▸ **YOUR TASK**:
Reproduce the material below line by line, beginning with its first line and ending with the line that contains "from bokeh.core.properties import value"; leave out pictures.

┄┄┄┄┄┄

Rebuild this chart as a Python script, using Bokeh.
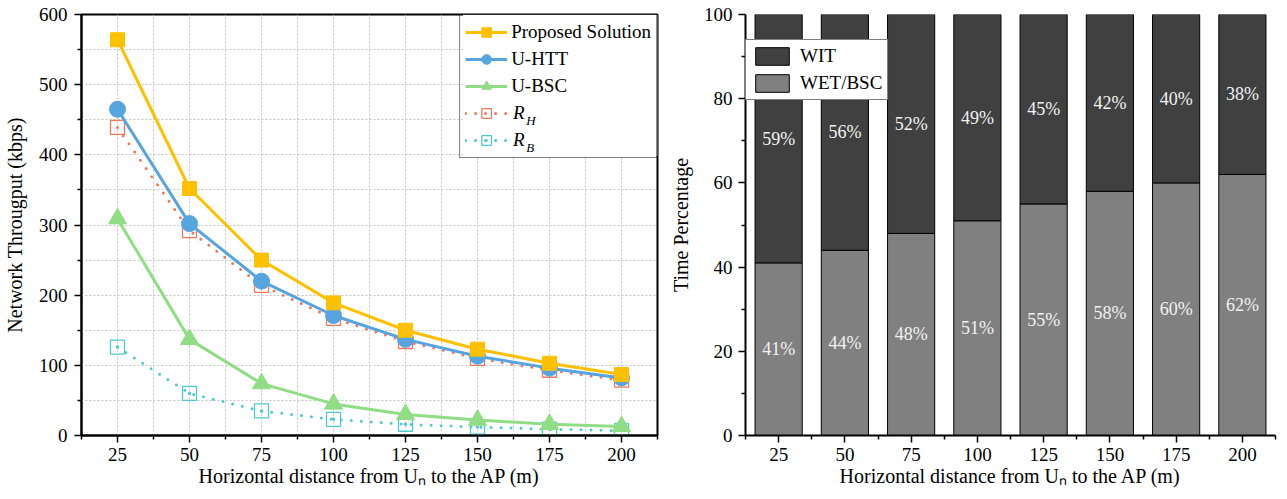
from bokeh.plotting import figure
from bokeh.layouts import row
from bokeh.models import (ColumnDataSource, FixedTicker, Legend, LegendItem,
                          Label, Range1d, BoxAnnotation)
from bokeh.embed import file_html
from bokeh.resources import INLINE
from bokeh.core.properties import value

# ---------------- data ----------------
distances = [25, 50, 75, 100, 125, 150, 175, 200]
proposed = [564, 352, 250, 189, 150, 123, 103, 87]
u_htt = [465, 302, 220, 171, 137, 113, 96, 82]
u_bsc = [309, 137, 74, 45, 30, 22, 16, 13]
r_h = [439, 292, 214, 167, 134, 110, 93, 79]
r_b = [126, 60, 35, 23, 16, 12, 9, 7]

wet_bsc = [41, 44, 48, 51, 55, 58, 60, 62]
wit = [59, 56, 52, 49, 45, 42, 40, 38]

x_title = "Horizontal distance from U\u2099 to the AP (m)"

FONT = "Liberation Serif"
TICK_FS = "19px"
TITLE_FS = "20px"

C_PROP = "#FFC000"
C_HTT = "#56A5E0"
C_BSC = "#90DD86"
C_RH = "#F0785A"
C_RB = "#50C8D0"


def style_axes(p):
    for ax in (p.xaxis[0], p.yaxis[0]):
        ax.axis_line_color = "black"
        ax.axis_line_width = 2
        ax.major_tick_line_color = "black"
        ax.major_tick_line_width = 1.5
        ax.minor_tick_line_color = "black"
        ax.minor_tick_line_width = 1.5
        ax.major_tick_in = 0
        ax.major_tick_out = 7
        ax.minor_tick_in = 0
        ax.minor_tick_out = 4
        ax.major_label_text_font = FONT
        ax.major_label_text_font_size = TICK_FS
        ax.major_label_text_color = "black"
        ax.axis_label_text_font = FONT
        ax.axis_label_text_font_size = TITLE_FS
        ax.axis_label_text_font_style = "normal"
        ax.axis_label_text_color = "black"
    p.xaxis.major_label_standoff = 5
    p.xaxis.axis_label_standoff = 1


minor_x = [d - 12.5 for d in distances] + [distances[-1] + 12.5]

# ---------------- left chart ----------------
p1 = figure(width=665, height=499, x_range=Range1d(12.5, 212.5),
            y_range=Range1d(0, 600), output_backend="svg",
            toolbar_location=None, min_border_left=79, min_border_right=8,
            min_border_top=14, min_border_bottom=64)
p1.background_fill_color = "white"
p1.border_fill_color = "white"
p1.outline_line_color = "black"
p1.outline_line_width = 2
p1.outline_line_alpha = 1

xt1 = FixedTicker(ticks=distances, minor_ticks=minor_x)
yt1 = FixedTicker(ticks=list(range(0, 601, 100)),
                  minor_ticks=list(range(50, 600, 100)))
p1.xaxis.ticker = xt1
p1.yaxis.ticker = yt1
p1.xgrid.ticker = xt1
p1.ygrid.ticker = yt1
for g in (p1.xgrid[0], p1.ygrid[0]):
    g.grid_line_color = "#c4c4c4"
    g.grid_line_dash = "2 2"
    g.grid_line_width = 1
    g.minor_grid_line_color = "#c4c4c4"
    g.minor_grid_line_dash = "2 2"
    g.minor_grid_line_width = 1
style_axes(p1)
p1.xaxis.axis_label = x_title
p1.yaxis.axis_label = "Network Througput (kbps)"
p1.yaxis.major_label_standoff = 7
p1.yaxis.axis_label_standoff = 10

src1 = ColumnDataSource(dict(x=distances, prop=proposed, htt=u_htt,
                             bsc=u_bsc, rh=r_h, rb=r_b))

l_rb = p1.line("x", "rb", source=src1, color=C_RB, line_width=3,
               line_dash="0 10", line_cap="round")
m_rb = p1.scatter("x", "rb", source=src1, marker="square_dot", size=14,
                  line_color=C_RB, fill_color="white", fill_alpha=0,
                  line_width=1.3)
l_rh = p1.line("x", "rh", source=src1, color=C_RH, line_width=3,
               line_dash="0 10", line_cap="round")
m_rh = p1.scatter("x", "rh", source=src1, marker="square", size=14,
                  line_color=C_RH, fill_color="white", fill_alpha=0,
                  line_width=1.3)
l_bsc = p1.line("x", "bsc", source=src1, color=C_BSC, line_width=3)
m_bsc = p1.scatter("x", "bsc", source=src1, marker="triangle", size=18,
                   color=C_BSC)
l_htt = p1.line("x", "htt", source=src1, color=C_HTT, line_width=3)
m_htt = p1.scatter("x", "htt", source=src1, marker="circle", size=16,
                   color=C_HTT)
l_prop = p1.line("x", "prop", source=src1, color=C_PROP, line_width=3)
m_prop = p1.scatter("x", "prop", source=src1, marker="square", size=14,
                    color=C_PROP)

# white backing behind the (transparent) legend so grid lines stay hidden
p1.add_layout(BoxAnnotation(left=145, right=212.5, bottom=398, top=600,
                            fill_color="white", fill_alpha=1,
                            line_color=None, level="guide"))

leg1 = Legend(items=[
    LegendItem(label="Proposed Solution", renderers=[l_prop, m_prop]),
    LegendItem(label="U-HTT", renderers=[l_htt, m_htt]),
    LegendItem(label="U-BSC", renderers=[l_bsc, m_bsc]),
    LegendItem(label=" ", renderers=[l_rh, m_rh]),
    LegendItem(label=" ", renderers=[l_rb, m_rb]),
], location="top_right", margin=0, padding=5, spacing=3,
    glyph_width=42, glyph_height=24, label_height=24, label_standoff=4,
    label_text_font=FONT, label_text_font_size="19px",
    label_text_color="black", border_line_color="black",
    border_line_width=1.5, background_fill_alpha=0)
p1.add_layout(leg1)

# italic R with subscripts for the last two legend entries
for sub, ry, sy in (("H", 460.3, 449.0), ("B", 421.9, 410.6)):
    p1.add_layout(Label(x=162.3, y=ry, text="R", text_font=FONT,
                        text_font_size="19px", text_font_style="italic",
                        text_baseline="middle", text_align="left",
                        text_color="black"))
    p1.add_layout(Label(x=166.9, y=sy, text=sub, text_font=FONT,
                        text_font_size="13px", text_font_style="italic",
                        text_baseline="middle", text_align="left",
                        text_color="black"))

# ---------------- right chart ----------------
p2 = figure(width=615, height=499, x_range=Range1d(12.5, 212.5),
            y_range=Range1d(0, 100), output_backend="svg",
            toolbar_location=None, min_border_left=80, min_border_right=5,
            min_border_top=14, min_border_bottom=64)
p2.background_fill_color = "white"
p2.border_fill_color = "white"
p2.outline_line_color = None
p2.xgrid.visible = False
p2.ygrid.visible = False
p2.xaxis.ticker = FixedTicker(ticks=distances, minor_ticks=minor_x)
p2.yaxis.ticker = FixedTicker(ticks=list(range(0, 101, 20)),
                              minor_ticks=list(range(10, 100, 20)))
style_axes(p2)
p2.xaxis.axis_label = x_title
p2.yaxis.axis_label = "Time Percentage"
p2.yaxis.major_label_standoff = 6
p2.yaxis.axis_label_standoff = 9

total = [a + b for a, b in zip(wet_bsc, wit)]
src2 = ColumnDataSource(dict(
    x=distances, wet=wet_bsc, wit=wit, total=total,
    wet_mid=[w / 2 for w in wet_bsc],
    wit_mid=[a + b / 2 for a, b in zip(wet_bsc, wit)],
    wet_txt=[f"{w}%" for w in wet_bsc],
    wit_txt=[f"{w}%" for w in wit]))

BAR_W = 17.8
r_wet = p2.vbar(x="x", width=BAR_W, bottom=0, top="wet", source=src2,
                fill_color="#808080", line_color="black", line_width=1)
r_wit = p2.vbar(x="x", width=BAR_W, bottom="wet", top="total", source=src2,
                fill_color="#404040", line_color="black", line_width=1)

for ycol, tcol in (("wet_mid", "wet_txt"), ("wit_mid", "wit_txt")):
    p2.text(x="x", y=ycol, text=tcol, source=src2, text_align="center",
            text_baseline="middle", text_color="#f2f2f2",
            text_font=value(FONT), text_font_size="18px")

leg2 = Legend(items=[
    LegendItem(label="WIT", renderers=[r_wit]),
    LegendItem(label="WET/BSC", renderers=[r_wet]),
], location=(0, 335), margin=0, padding=5, spacing=5,
    glyph_width=42, glyph_height=22, label_height=22, label_standoff=7,
    label_text_font=FONT, label_text_font_size="19px",
    label_text_color="black", border_line_color="black",
    border_line_width=1.2, background_fill_color="white",
    background_fill_alpha=1)
p2.add_layout(leg2)

layout = row(p1, p2)
open("out.html", "w").write(file_html(layout, INLINE))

┄┄┄┄┄┄

▸ **THE SOLUTION**:
Rebuild this chart as a Python script, using Bokeh.
from bokeh.plotting import figure
from bokeh.layouts import row
from bokeh.models import (ColumnDataSource, FixedTicker, Legend, LegendItem,
                          Label, Range1d, BoxAnnotation)
from bokeh.embed import file_html
from bokeh.resources import INLINE
from bokeh.core.properties import value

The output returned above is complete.